Step by Step Explanation edit

Once the battery is connected a current flows in the wire loops around the U shaped soft iron core.

This turns the core into an electromagnet.

The electromagnet attracts the armature which is also made of soft iron.

As the armature moves towards the electromagnet, it causes the hammer to strike the bell. At the same time it breaks the circuit.

The break in the circuit causes the current to stop flowing.

The soft iron core loses its magnetic field and releases the armature which springs back to its original position.

The contact screw touches the springy metal and completes the circuit.
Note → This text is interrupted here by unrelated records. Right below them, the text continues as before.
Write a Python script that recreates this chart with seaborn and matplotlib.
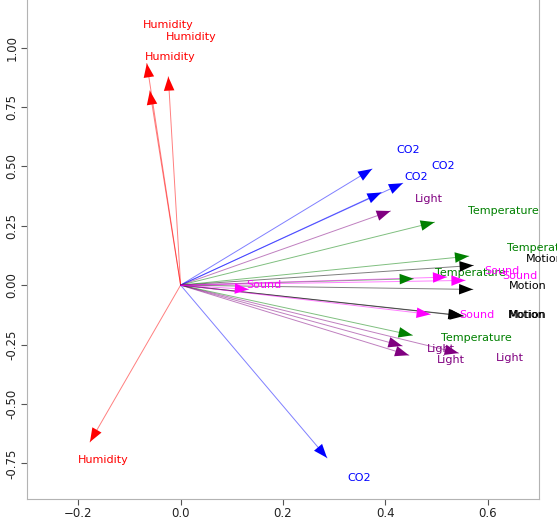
import numpy as np
import pandas as pd
import matplotlib
matplotlib.use("Agg")
import matplotlib.pyplot as plt
import seaborn as sns

# ------ DATA (loadings) ------ #

variables = ["Humidity", "CO2", "Light", "Temperature", "Motion", "Sound"]

hum_x = [-0.066, -0.060, -0.024, -0.177]
hum_y = [0.933, 0.818, 0.877, -0.660]
hum_lx = [-0.025, 0.021, -0.0195, -0.151]
hum_ly = [1.095, 1.046, 0.961, -0.734]

co2_x = [0.374, 0.392, 0.434, 0.286]
co2_y = [0.489, 0.390, 0.429, -0.727]
co2_lx = [0.444, 0.460, 0.512, 0.349]
co2_ly = [0.570, 0.454, 0.500, -0.813]

light_x = [0.410, 0.433, 0.446, 0.543]
light_y = [0.312, -0.256, -0.295, -0.286]
light_lx = [0.485, 0.509, 0.527, 0.643]
light_ly = [0.363, -0.267, -0.313, -0.307]

temp_x = [0.496, 0.563, 0.455, 0.453]
temp_y = [0.265, 0.122, 0.027, -0.211]
temp_lx = [0.630, 0.706, 0.566, 0.577]
temp_ly = [0.314, 0.155, 0.050, -0.221]

motion_x = [0.572, 0.571, 0.553, 0.550]
motion_y = [0.083, -0.018, -0.130, -0.128]
motion_lx = [0.712, 0.678, 0.676, 0.678]
motion_ly = [0.111, -0.005, -0.127, -0.127]

sound_x = [0.133, 0.520, 0.556, 0.488]
sound_y = [-0.018, 0.034, 0.020, -0.123]
sound_lx = [0.163, 0.628, 0.663, 0.578]
sound_ly = [-0.001, 0.059, 0.038, -0.127]

colors = {
    "Humidity": "red",
    "CO2": "blue",
    "Light": "purple",
    "Temperature": "green",
    "Motion": "black",
    "Sound": "magenta",
}

# ------ BUILD TABLES ------ #

tips = pd.DataFrame({
    "var": np.repeat(variables, 4),
    "x": hum_x + co2_x + light_x + temp_x + motion_x + sound_x,
    "y": hum_y + co2_y + light_y + temp_y + motion_y + sound_y,
    "lx": hum_lx + co2_lx + light_lx + temp_lx + motion_lx + sound_lx,
    "ly": hum_ly + co2_ly + light_ly + temp_ly + motion_ly + sound_ly,
})
tips["id"] = np.arange(len(tips))

origin = tips.copy()
origin["x"] = 0.0
origin["y"] = 0.0
segments = pd.concat([origin, tips], ignore_index=True)

# ------ PLOT ------ #

sns.set_style("white")
plt.rcParams["font.family"] = ["DejaVu Sans"]

fig = plt.figure(figsize=(5.57, 5.19), dpi=100)
ax = fig.add_axes([27 / 557, 20 / 519, 512 / 557, 499 / 519])

sns.lineplot(data=segments, x="x", y="y", hue="var", units="id",
             estimator=None, sort=False, palette=colors,
             lw=0.7, alpha=0.5, legend=False, ax=ax)

for _, r in tips.iterrows():
    c = colors[r["var"]]
    ax.annotate("", xy=(r["x"], r["y"]), xytext=(0, 0),
                arrowprops=dict(arrowstyle="-|>,head_length=1.0,head_width=0.38",
                                mutation_scale=10, lw=0, color=c,
                                shrinkA=0, shrinkB=0))
    ax.text(r["lx"], r["ly"], r["var"], color=c, fontsize=8,
            ha="center", va="center")

ax.set_xlim(-0.3, 0.7)
ax.set_ylim(-0.9, 1.2)
ax.set_xticks([-0.2, 0.0, 0.2, 0.4, 0.6])
ax.set_yticks([-0.75, -0.5, -0.25, 0.0, 0.25, 0.5, 0.75, 1.0])
ax.yaxis.set_major_formatter(matplotlib.ticker.FormatStrFormatter("%.2f"))
ax.set_xlabel("")
ax.set_ylabel("")

for side in ["left", "bottom", "right"]:
    ax.spines[side].set_color("#b3b3b3")
ax.spines["top"].set_visible(False)
ax.tick_params(axis="both", length=4, width=0.8, color="#555555",
               labelsize=8.5, labelcolor="#222222", bottom=True, left=True, pad=2)
plt.setp(ax.get_yticklabels(), rotation=90, va="center")

fig.savefig("out.png", dpi=100)
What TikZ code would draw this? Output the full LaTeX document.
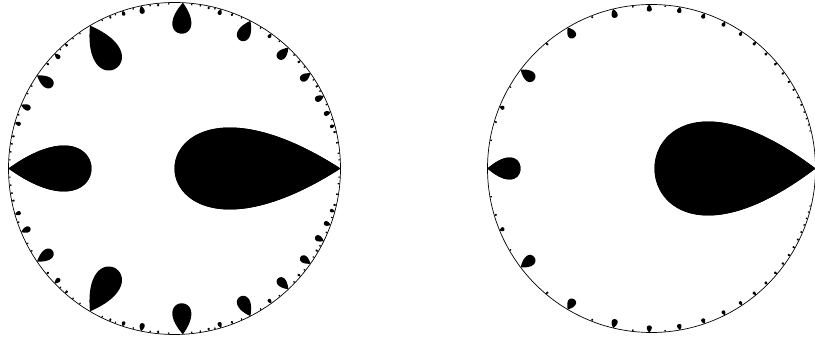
\documentclass[tikz,border=0pt]{standalone}
\usetikzlibrary{calc}
% teardrop: #1 cx, #2 cy, #3 R, #4 polar angle of cusp, #5 length, #6 max half-width
\newcommand{\tdrop}[6]{%
  \fill[black] plot[domain=0:360, samples=72, smooth, variable=\t]
   ({#1+(#3-#5*(1-cos(\t))/2)*cos(#4)-(#6/0.77)*sin(\t)*sin(\t/2)*sin(#4)},
    {#2+(#3-#5*(1-cos(\t))/2)*sin(#4)+(#6/0.77)*sin(\t)*sin(\t/2)*cos(#4)}) -- cycle;}
\tikzset{rim/.style={draw=black, line width=0.7pt}}
\begin{document}
\begin{tikzpicture}[x=1pt,y=1pt]
\useasboundingbox (0,0) rectangle (815,344);
% ---------- left disc ----------
\def\LX{174.5}\def\LY{175.5}\def\LR{166}
\foreach \a/\l/\h in {0/166/41, 180/83/23, 87.1/31/9.5, 120.6/50/14, 62.8/22/6.5,
  46.7/15/4.5, 35/12/3.7, 25.9/9.5/3, 19.9/7/2.3, 15/5/1.7, 145.9/19/5.5,
  157.5/10/3, 164/6/2, 101.6/8/2.5, 108.2/5/1.7, 136.2/7/2.2, 73.8/6/2,
  54.3/5/1.7, 131.2/3.5/1.2, 95.7/3/1, 78/3/1, 69.5/3/1, 40.6/3.5/1.1,
  30/3/1, 113/3/1, 140.5/3/1, 168.7/3/1, 12.8/3/1, 9/2.5/0.8, 5.3/2.2/0.7,
  171.4/2.5/0.8, 174.2/2.2/0.7,
  92/2/0.7, 98.5/2/0.7, 104.5/2/0.7, 111/2/0.7, 116/2/0.7, 125/2/0.7,
  128/2/0.7, 133.8/2/0.7, 150/2/0.7, 153/2/0.7, 161/2/0.7, 84/2/0.7,
  81/2/0.7, 75.8/2/0.7, 66/2/0.7, 58.5/2/0.7, 50.5/2/0.7, 43.5/2/0.7,
  38/2/0.7, 32.5/2/0.7, 28/2/0.7, 22.8/2/0.7, 17.3/2/0.7, 3/2/0.6, 177/2/0.6}
{ \tdrop{\LX}{\LY}{\LR}{\a}{\l}{\h}
  \tdrop{\LX}{\LY}{\LR}{-\a}{\l}{\h} }
\draw[rim] (\LX,\LY) circle (\LR);
% ---------- right disc ----------
\def\RX{651.5}\def\RY{175.5}\def\RR{164}
\foreach \a/\l/\h in {0/161/47, 180/33/11, 142.9/17/5.5, 120.7/12/4.2,
  103.5/9/3, 90.8/7/2.5, 80/6/2.2, 71.2/5.5/2, 63.4/5/1.8, 56.5/4.5/1.6,
  50.5/4/1.4, 45/3.6/1.3, 40.1/3.3/1.2, 35.9/3/1.1, 32.2/2.8/1, 29/2.6/1,
  25.9/2.4/0.9, 23/2.2/0.8, 20.3/2/0.8, 17.8/2/0.7, 15.5/1.8/0.7,
  13.3/1.8/0.6, 157.8/5/2, 163.4/2.5/0.9, 130/3/1, 111.4/2.5/0.9,
  96.6/2/0.8, 85.2/2/0.7, 150/2/0.7, 170/2/0.7}
{ \tdrop{\RX}{\RY}{\RR}{\a}{\l}{\h}
  \tdrop{\RX}{\RY}{\RR}{-\a}{\l}{\h} }
\draw[rim] (\RX,\RY) circle (\RR);
\end{tikzpicture}
\end{document}
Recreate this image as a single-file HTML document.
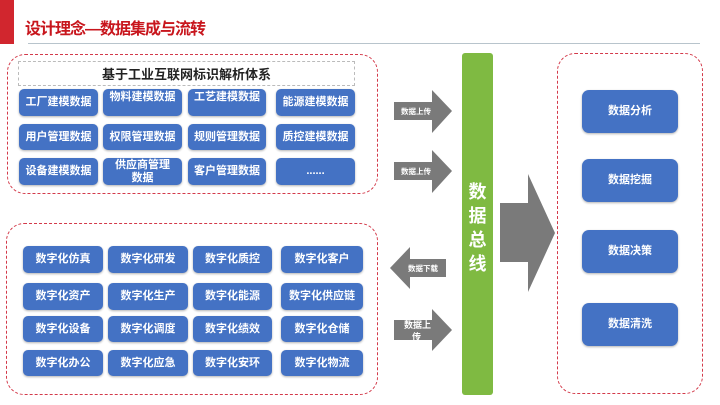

The whole cycle is repeated over and over until the battery is disconnected or runs down.

Hope you will find this information helpful!

The Loud Speaker edit

 
A cut through diagram of a typical speaker

A speaker is made of a paper cone attached to a coil which acts as a small electromagnet. The coil is fitted over a permanent magnet, and as the current flows through the coil it is either attracted or repelled depending on which direction the current flows. A typical signal from an amplifier will be a varying current, and so the cone will vibrate back and forth at the same frequency as the current. As the cone vibrates, it sets up pressure waves in the air, which we hear as sound.